Nearly a third of U.S. apartment renters didn’t pay any of their April rent during the first week of the month
Credit: SLBJ

ST. LOUIS — A higher percentage of Missouri and Illinois renters are paying April rents than the national average, landlords and data firms said.

Steve Young, president and CFO of St. Louis-based Deca Realty Co., which manages homes and 1,500 apartment units, said more than 75% of his tenants have paid rent for the month of April, and he's expecting that number to rise to 90%.

In Metro East, Gateway Multifamily, which owns and manages around 362 apartments, has about 15% of rents outstanding or deferred via a payment plan, said Principal Raj Tut.

"We communicated to residents right away that we would not be pursuing evictions and would be waiving late fees if they can show us proof of COVID-19 impacting their ability to pay rent. We came up with payment plans for April rent for those who were impacted," Tut said.

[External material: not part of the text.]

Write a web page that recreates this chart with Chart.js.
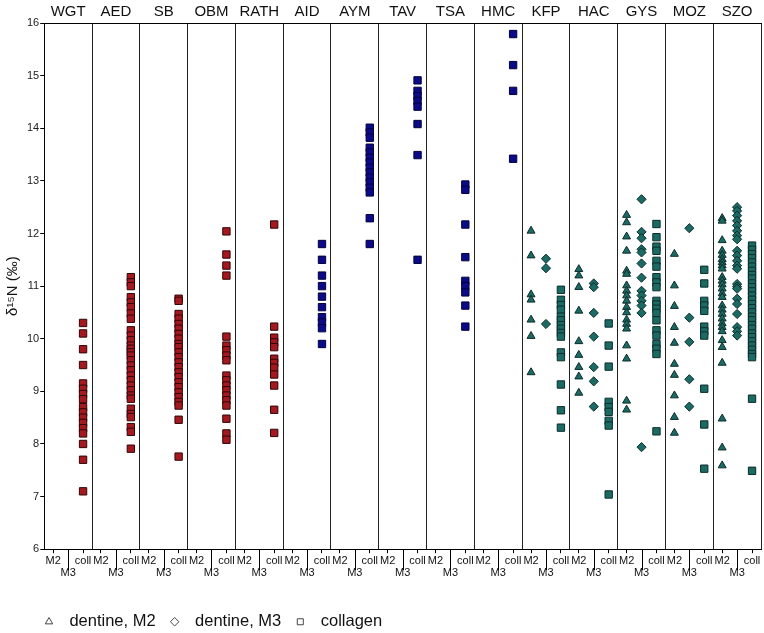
<!DOCTYPE html>
<html>
<head>
<meta charset="utf-8">
<title>delta15N by site</title>
<script src="https://cdn.jsdelivr.net/npm/chart.js@4.4.1/dist/chart.umd.min.js"></script>
<style>
    html, body { margin: 0; padding: 0; background: #fff; }
    #wrap { width: 764px; height: 633px; }
</style>
</head>
<body>
<div id="wrap"><canvas id="isoChart"></canvas></div>
<script>
// Sites (panel headers) and their colour group
const sites = ['WGT', 'AED', 'SB', 'OBM', 'RATH', 'AID', 'AYM', 'TAV', 'TSA', 'HMC', 'KFP', 'HAC', 'GYS', 'MOZ', 'SZO'];
const siteGroup = [0, 0, 0, 0, 0, 1, 1, 1, 1, 1, 2, 2, 2, 2, 2];
const categories = ['M2', 'M3', 'coll'];
const yMin = 6;
const yMax = 16;

// d15N values per site, dentine M2
const m2Values = [
    [], [], [], [], [], [], [], [], [], [],
    [12.05, 11.58, 10.84, 10.74, 10.36, 10.05, 9.36],
    [11.32, 11.2, 10.98, 10.53, 9.95, 9.69, 9.46, 9.28, 8.97],
    [12.35, 12.21, 11.94, 11.67, 11.29, 11.23, 11.01, 10.91, 10.82, 10.72, 10.6, 10.5, 10.36, 10.28, 10.19, 9.87, 9.62, 8.82, 8.65],
    [11.61, 11.01, 10.62, 10.22, 9.92, 9.52, 9.31, 8.92, 8.51, 8.21],
    [12.29, 12.24, 11.87, 11.67, 11.59, 11.51, 11.45, 11.39, 11.33, 11.17, 11.1, 11.03, 10.95, 10.86, 10.79, 10.63, 10.55, 10.47, 10.38, 10.29, 10.22, 10.14, 9.97, 9.84, 9.54, 8.48, 7.93, 7.59]
];

// dentine M3
const m3Values = [
    [], [], [], [], [], [], [], [], [], [],
    [11.52, 11.34, 10.28],
    [11.05, 10.98, 10.49, 10.04, 9.46, 9.19, 8.71],
    [12.65, 12.03, 11.91, 11.7, 11.64, 11.43, 11.16, 10.91, 10.82, 10.72, 10.63, 10.49, 7.94],
    [12.1, 10.4, 9.94, 9.23, 8.71],
    [12.5, 12.43, 12.34, 12.24, 12.15, 12.05, 11.96, 11.89, 11.67, 11.58, 11.48, 11.39, 11.33, 11.04, 10.99, 10.95, 10.76, 10.66, 10.47, 10.22, 10.14, 10.06]
];

// bone collagen
const collValues = [
    [10.3, 10.1, 9.8, 9.5, 9.15, 9.05, 8.95, 8.85, 8.7, 8.6, 8.5, 8.4, 8.3, 8.2, 8.0, 7.7, 7.1],
    [11.17, 11.07, 11.0, 10.79, 10.69, 10.6, 10.48, 10.38, 10.16, 10.06, 9.97, 9.87, 9.81, 9.74, 9.68, 9.59, 9.49, 9.4, 9.3, 9.21, 9.11, 9.02, 8.92, 8.86, 8.67, 8.57, 8.51, 8.32, 8.23, 7.91],
    [10.76, 10.72, 10.47, 10.38, 10.28, 10.19, 10.09, 10.0, 9.9, 9.84, 9.74, 9.65, 9.55, 9.46, 9.36, 9.27, 9.17, 9.08, 8.98, 8.89, 8.8, 8.73, 8.46, 7.76],
    [12.04, 11.6, 11.39, 11.2, 10.04, 9.87, 9.78, 9.68, 9.59, 9.3, 9.21, 9.11, 9.02, 8.92, 8.83, 8.73, 8.48, 8.2, 8.08],
    [12.17, 10.23, 10.02, 9.93, 9.84, 9.62, 9.54, 9.45, 9.32, 9.11, 8.65, 8.21],
    [11.8, 11.5, 11.2, 11.0, 10.8, 10.6, 10.41, 10.31, 10.2, 9.9],
    [14.01, 13.92, 13.82, 13.63, 13.54, 13.44, 13.35, 13.25, 13.16, 13.06, 12.97, 12.87, 12.78, 12.29, 11.8],
    [14.91, 14.71, 14.61, 14.52, 14.41, 14.08, 13.49, 11.5],
    [12.93, 12.83, 12.17, 11.55, 11.1, 11.0, 10.88, 10.63, 10.23],
    [15.79, 15.2, 14.71, 13.42],
    [10.93, 10.74, 10.64, 10.55, 10.42, 10.35, 10.26, 10.19, 10.11, 10.04, 9.74, 9.65, 9.13, 8.64, 8.31],
    [10.29, 9.87, 9.47, 8.8, 8.7, 8.61, 8.44, 8.35, 7.04],
    [12.18, 11.93, 11.75, 11.67, 11.48, 11.37, 11.17, 11.07, 10.98, 10.72, 10.65, 10.57, 10.49, 10.35, 10.16, 10.06, 9.9, 9.81, 9.71, 8.24],
    [11.31, 11.05, 10.72, 10.63, 10.53, 10.23, 10.14, 10.06, 9.05, 8.37, 7.53],
    [11.77, 11.69, 11.61, 11.53, 11.45, 11.37, 11.29, 11.21, 11.14, 11.05, 10.98, 10.9, 10.82, 10.74, 10.66, 10.58, 10.5, 10.42, 10.35, 10.26, 10.19, 10.1, 10.03, 9.95, 9.87, 9.79, 9.71, 9.65, 8.86, 7.49]
];

// colours per group: red (first sites), navy, teal
const groupFill = ['#a3191f', '#0b0b8a', '#1c6a64'];
const groupBorder = ['#300606', '#02023a', '#0b2d2a'];

const FONT = 'Arial, "Liberation Sans", sans-serif';
const PANEL = 3.2;   // width of one site panel in x units
const PAD = 0.6;     // gap between panel edge and first category

// turn per-site lists into scatter points
function buildPoints(values, cat) {
    const pts = [], fill = [], border = [];
    values.forEach(function(list, i) {
        list.forEach(function(v) {
            pts.push({ x: i * PANEL + PAD + cat, y: v });
            fill.push(groupFill[siteGroup[i]]);
            border.push(groupBorder[siteGroup[i]]);
        });
    });
    return { pts: pts, fill: fill, border: border };
}

// bottom axis ticks: panel boundaries + the three categories
const xTicks = [];
const xTickLabels = [];
const xTickKind = [];
for (let i = 0; i <= sites.length; i++) {
    xTicks.push(i * PANEL); xTickLabels.push(''); xTickKind.push('edge');
    if (i < sites.length) {
        categories.forEach(function(c, k) {
            xTicks.push(i * PANEL + PAD + k);
            xTickLabels.push(k === 1 ? ['', c] : c);
            xTickKind.push(c);
        });
    }
}

const m2 = buildPoints(m2Values, 0);
const m3 = buildPoints(m3Values, 1);
const coll = buildPoints(collValues, 2);

// longer tick mark under each M3 label
const m3TickPlugin = {
    id: 'm3Ticks',
    afterDraw(chart) {
        const xs = chart.scales.x;
        const ctx = chart.ctx;
        ctx.save();
        ctx.strokeStyle = '#000';
        ctx.lineWidth = 1;
        xTicks.forEach(function(v, i) {
            if (xTickKind[i] !== 'M3') return;
            const px = Math.round(xs.getPixelForValue(v)) + 0.5;
            ctx.beginPath();
            ctx.moveTo(px, xs.top);
            ctx.lineTo(px, xs.top + 21);
            ctx.stroke();
        });
        ctx.restore();
    }
};

// legend sits left under the plot
const legendShift = {
    id: 'legendShift',
    afterLayout(chart) {
        const lg = chart.legend;
        if (!lg) return;
        lg.left += 26; lg.right += 26;
        lg.top += 17; lg.bottom += 17;
    }
};

const ctx = document.getElementById('isoChart').getContext('2d');
new Chart(ctx, {
    type: 'scatter',
    data: {
        datasets: [
            {
                label: 'dentine, M2',
                data: m2.pts,
                pointStyle: 'triangle',
                pointRadius: 4.6,
                backgroundColor: m2.fill,
                borderColor: m2.border,
                borderWidth: 1
            },
            {
                label: 'dentine, M3',
                data: m3.pts,
                pointStyle: 'rectRot',
                pointRadius: 4.6,
                backgroundColor: m3.fill,
                borderColor: m3.border,
                borderWidth: 1
            },
            {
                label: 'collagen',
                data: coll.pts,
                pointStyle: 'rect',
                pointRadius: 5.2,
                backgroundColor: coll.fill,
                borderColor: coll.border,
                borderWidth: 1
            }
        ]
    },
    options: {
        responsive: true,
        maintainAspectRatio: false,
        animation: false,
        layout: { autoPadding: false, padding: { left: 4, right: 3, top: 1, bottom: 10 } },
        plugins: {
            tooltip: { enabled: false },
            legend: {
                position: 'bottom',
                align: 'start',
                labels: {
                    usePointStyle: true,
                    boxWidth: 6,
                    boxHeight: 6,
                    padding: 16,
                    color: '#111',
                    font: { family: FONT, size: 16.5 },
                    generateLabels(chart) {
                        return chart.data.datasets.map(function(ds, i) {
                            return {
                                text: '  ' + ds.label,
                                pointStyle: ds.pointStyle,
                                fillStyle: '#fff',
                                strokeStyle: '#444',
                                lineWidth: 1,
                                fontColor: '#111',
                                datasetIndex: i,
                                hidden: false
                            };
                        });
                    }
                }
            }
        },
        scales: {
            x: {
                type: 'linear',
                position: 'bottom',
                min: 0,
                max: sites.length * PANEL,
                afterBuildTicks(scale) {
                    scale.ticks = xTicks.map(function(v) { return { value: v }; });
                },
                ticks: {
                    autoSkip: false,
                    maxRotation: 0,
                    padding: 1,
                    color: '#111',
                    font: { family: FONT, size: 11, lineHeight: 1.15 },
                    callback: function(v, i) { return xTickLabels[i]; }
                },
                grid: {
                    tickLength: 4,
                    color: function(c) { return xTickKind[c.index] === 'edge' ? '#222' : 'rgba(0,0,0,0)'; },
                    tickColor: function(c) { return xTickKind[c.index] === 'edge' || xTickKind[c.index] === 'M3' ? 'rgba(0,0,0,0)' : '#000'; },
                    lineWidth: 1
                },
                border: { display: true, color: '#000' }
            },
            xTop: {
                type: 'linear',
                position: 'top',
                min: 0,
                max: sites.length * PANEL,
                afterBuildTicks(scale) {
                    scale.ticks = sites.map(function(s, i) { return { value: i * PANEL + PANEL / 2 }; });
                },
                ticks: {
                    autoSkip: false,
                    maxRotation: 0,
                    padding: 2,
                    color: '#111',
                    font: { family: FONT, size: 15 },
                    callback: function(v, i) { return sites[i]; }
                },
                grid: { drawOnChartArea: false, drawTicks: false },
                border: { display: true, color: '#000' }
            },
            y: {
                min: yMin,
                max: yMax,
                ticks: {
                    stepSize: 1,
                    padding: 1,
                    color: '#222',
                    font: { family: FONT, size: 11 }
                },
                grid: { drawOnChartArea: false, tickLength: 4, tickColor: '#000' },
                border: { display: true, color: '#000' },
                title: {
                    display: true,
                    text: 'δ¹⁵N (‰)',
                    color: '#111',
                    padding: { top: 0, bottom: 4 },
                    font: { family: FONT, size: 15 }
                }
            }
        }
    },
    plugins: [m3TickPlugin, legendShift]
});
</script>
</body>
</html>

Nearly a third of U.S. apartment renters didn’t pay any of their April rent during the first week of the month, according to data from the National Multifamily Housing Council, a landlord trade group. Jeffrey Adler, a vice president at real estate software firm Matrix, which contributed to the data, said the number was off about 12% from “a normal month.”

After adjusting for factors including office closures, he said the impact was likely in the “high single digits.”

“There is some slower payment of rent, but not yet a critical problem, at least not yet, nationally,” Adler said.

Entrata, which offers software for apartment communities, said initial numbers for April rent payments were “encouraging.”

Using data from its multifamily clients, Entrata calculated that through the first week of the month, 83% of occupied units made their April rent payment. In Missouri, the number was 87%, and 88% in Illinois, it said.

The company said one factor in strong April numbers may be the willingness of property owners to eat the cost of convenience fees for residents who pay rent via automated clearing house (up 4%) or credit cards (up 7%). At the same time, apartment communities have charged far fewer late fees, according to the analysis. Entrata reported $2.9 million in late fees this month, versus more than $5 million for April 2019. Late fees waived increased 56%.